Aim
Repeat, exactly and completely, the material that follows. Omit the pictures.

Source excerpt
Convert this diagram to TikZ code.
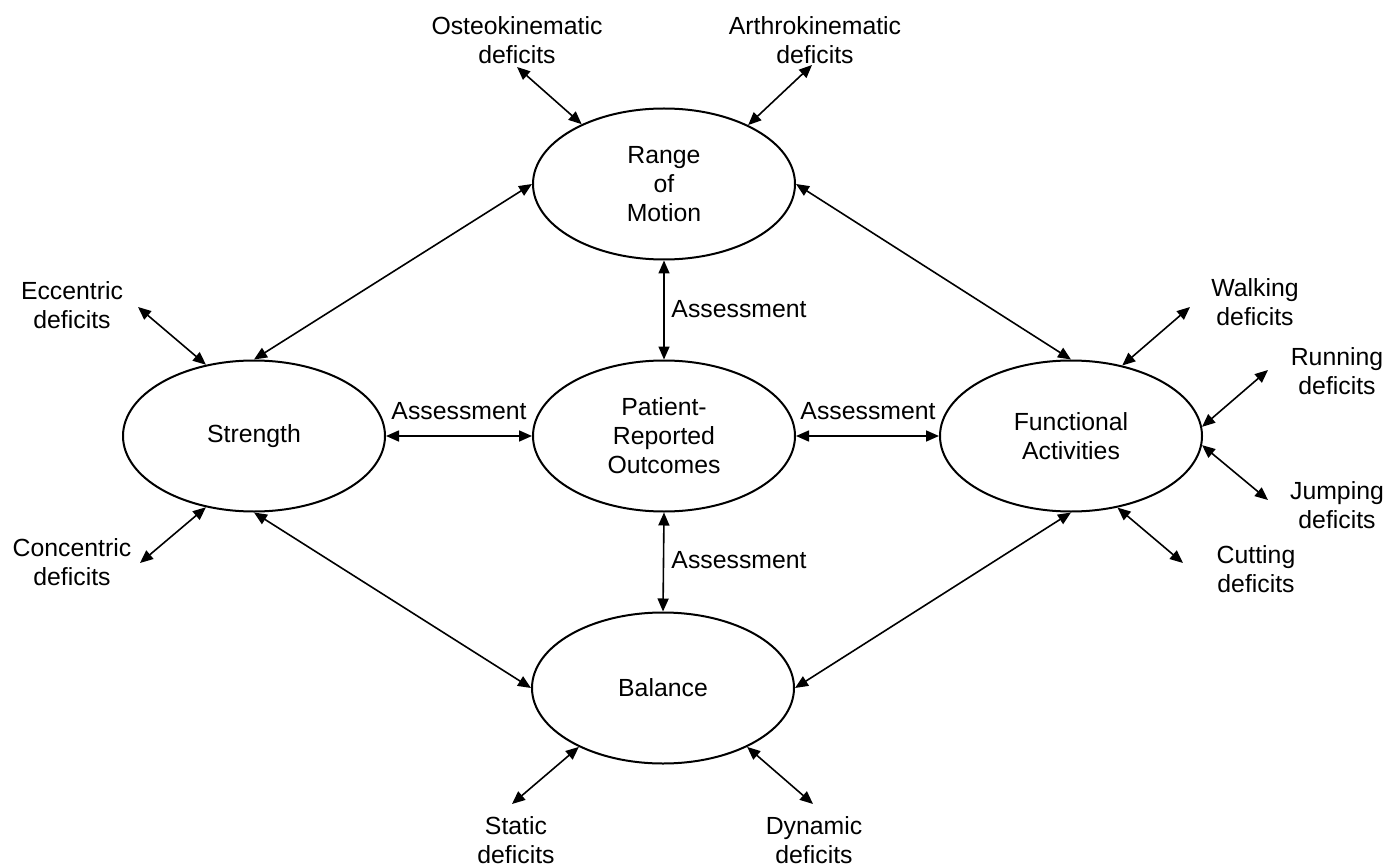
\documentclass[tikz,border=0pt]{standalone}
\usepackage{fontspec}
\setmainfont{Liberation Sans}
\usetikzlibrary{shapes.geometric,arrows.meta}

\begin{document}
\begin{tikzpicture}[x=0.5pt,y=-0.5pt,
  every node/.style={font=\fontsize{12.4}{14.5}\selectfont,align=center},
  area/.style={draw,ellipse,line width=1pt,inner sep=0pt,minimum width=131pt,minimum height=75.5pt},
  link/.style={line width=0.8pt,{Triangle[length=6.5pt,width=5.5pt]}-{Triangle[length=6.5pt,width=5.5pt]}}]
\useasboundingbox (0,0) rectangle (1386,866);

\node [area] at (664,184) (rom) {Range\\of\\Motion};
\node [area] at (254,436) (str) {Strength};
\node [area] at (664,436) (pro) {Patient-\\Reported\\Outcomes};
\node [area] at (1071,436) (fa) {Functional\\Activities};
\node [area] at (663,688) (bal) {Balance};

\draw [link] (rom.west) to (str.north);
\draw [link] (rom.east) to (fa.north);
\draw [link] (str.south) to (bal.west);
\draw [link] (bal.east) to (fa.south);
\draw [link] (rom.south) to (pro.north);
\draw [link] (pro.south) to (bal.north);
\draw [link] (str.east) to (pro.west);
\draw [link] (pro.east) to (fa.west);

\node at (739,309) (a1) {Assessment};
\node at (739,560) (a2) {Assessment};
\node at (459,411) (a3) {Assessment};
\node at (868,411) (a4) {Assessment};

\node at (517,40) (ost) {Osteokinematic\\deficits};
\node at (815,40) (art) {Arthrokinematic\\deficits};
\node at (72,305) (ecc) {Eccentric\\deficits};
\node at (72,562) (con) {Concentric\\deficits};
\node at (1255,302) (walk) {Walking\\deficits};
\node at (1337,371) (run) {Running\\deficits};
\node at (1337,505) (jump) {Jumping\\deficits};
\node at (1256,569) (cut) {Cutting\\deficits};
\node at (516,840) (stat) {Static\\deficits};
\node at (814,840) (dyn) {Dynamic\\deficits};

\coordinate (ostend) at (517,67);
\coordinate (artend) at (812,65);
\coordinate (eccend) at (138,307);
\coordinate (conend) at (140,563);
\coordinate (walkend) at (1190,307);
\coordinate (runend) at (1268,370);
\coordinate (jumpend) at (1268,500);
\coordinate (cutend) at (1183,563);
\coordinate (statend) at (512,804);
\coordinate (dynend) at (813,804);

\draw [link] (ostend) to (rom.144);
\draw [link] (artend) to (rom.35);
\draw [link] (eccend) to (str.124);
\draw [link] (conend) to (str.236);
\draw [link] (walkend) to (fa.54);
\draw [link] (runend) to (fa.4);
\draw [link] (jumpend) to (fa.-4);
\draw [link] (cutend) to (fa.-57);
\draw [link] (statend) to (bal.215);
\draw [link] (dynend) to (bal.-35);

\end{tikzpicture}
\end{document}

Answer to this task
Convert this diagram to TikZ code.
\documentclass[tikz,border=0pt]{standalone}
\usepackage{fontspec}
\setmainfont{Liberation Sans}
\usetikzlibrary{shapes.geometric,arrows.meta}

\begin{document}
\begin{tikzpicture}[x=0.5pt,y=-0.5pt,
  every node/.style={font=\fontsize{12.4}{14.5}\selectfont,align=center},
  area/.style={draw,ellipse,line width=1pt,inner sep=0pt,minimum width=131pt,minimum height=75.5pt},
  link/.style={line width=0.8pt,{Triangle[length=6.5pt,width=5.5pt]}-{Triangle[length=6.5pt,width=5.5pt]}}]
\useasboundingbox (0,0) rectangle (1386,866);

\node [area] at (664,184) (rom) {Range\\of\\Motion};
\node [area] at (254,436) (str) {Strength};
\node [area] at (664,436) (pro) {Patient-\\Reported\\Outcomes};
\node [area] at (1071,436) (fa) {Functional\\Activities};
\node [area] at (663,688) (bal) {Balance};

\draw [link] (rom.west) to (str.north);
\draw [link] (rom.east) to (fa.north);
\draw [link] (str.south) to (bal.west);
\draw [link] (bal.east) to (fa.south);
\draw [link] (rom.south) to (pro.north);
\draw [link] (pro.south) to (bal.north);
\draw [link] (str.east) to (pro.west);
\draw [link] (pro.east) to (fa.west);

\node at (739,309) (a1) {Assessment};
\node at (739,560) (a2) {Assessment};
\node at (459,411) (a3) {Assessment};
\node at (868,411) (a4) {Assessment};

\node at (517,40) (ost) {Osteokinematic\\deficits};
\node at (815,40) (art) {Arthrokinematic\\deficits};
\node at (72,305) (ecc) {Eccentric\\deficits};
\node at (72,562) (con) {Concentric\\deficits};
\node at (1255,302) (walk) {Walking\\deficits};
\node at (1337,371) (run) {Running\\deficits};
\node at (1337,505) (jump) {Jumping\\deficits};
\node at (1256,569) (cut) {Cutting\\deficits};
\node at (516,840) (stat) {Static\\deficits};
\node at (814,840) (dyn) {Dynamic\\deficits};

\coordinate (ostend) at (517,67);
\coordinate (artend) at (812,65);
\coordinate (eccend) at (138,307);
\coordinate (conend) at (140,563);
\coordinate (walkend) at (1190,307);
\coordinate (runend) at (1268,370);
\coordinate (jumpend) at (1268,500);
\coordinate (cutend) at (1183,563);
\coordinate (statend) at (512,804);
\coordinate (dynend) at (813,804);

\draw [link] (ostend) to (rom.144);
\draw [link] (artend) to (rom.35);
\draw [link] (eccend) to (str.124);
\draw [link] (conend) to (str.236);
\draw [link] (walkend) to (fa.54);
\draw [link] (runend) to (fa.4);
\draw [link] (jumpend) to (fa.-4);
\draw [link] (cutend) to (fa.-57);
\draw [link] (statend) to (bal.215);
\draw [link] (dynend) to (bal.-35);

\end{tikzpicture}
\end{document}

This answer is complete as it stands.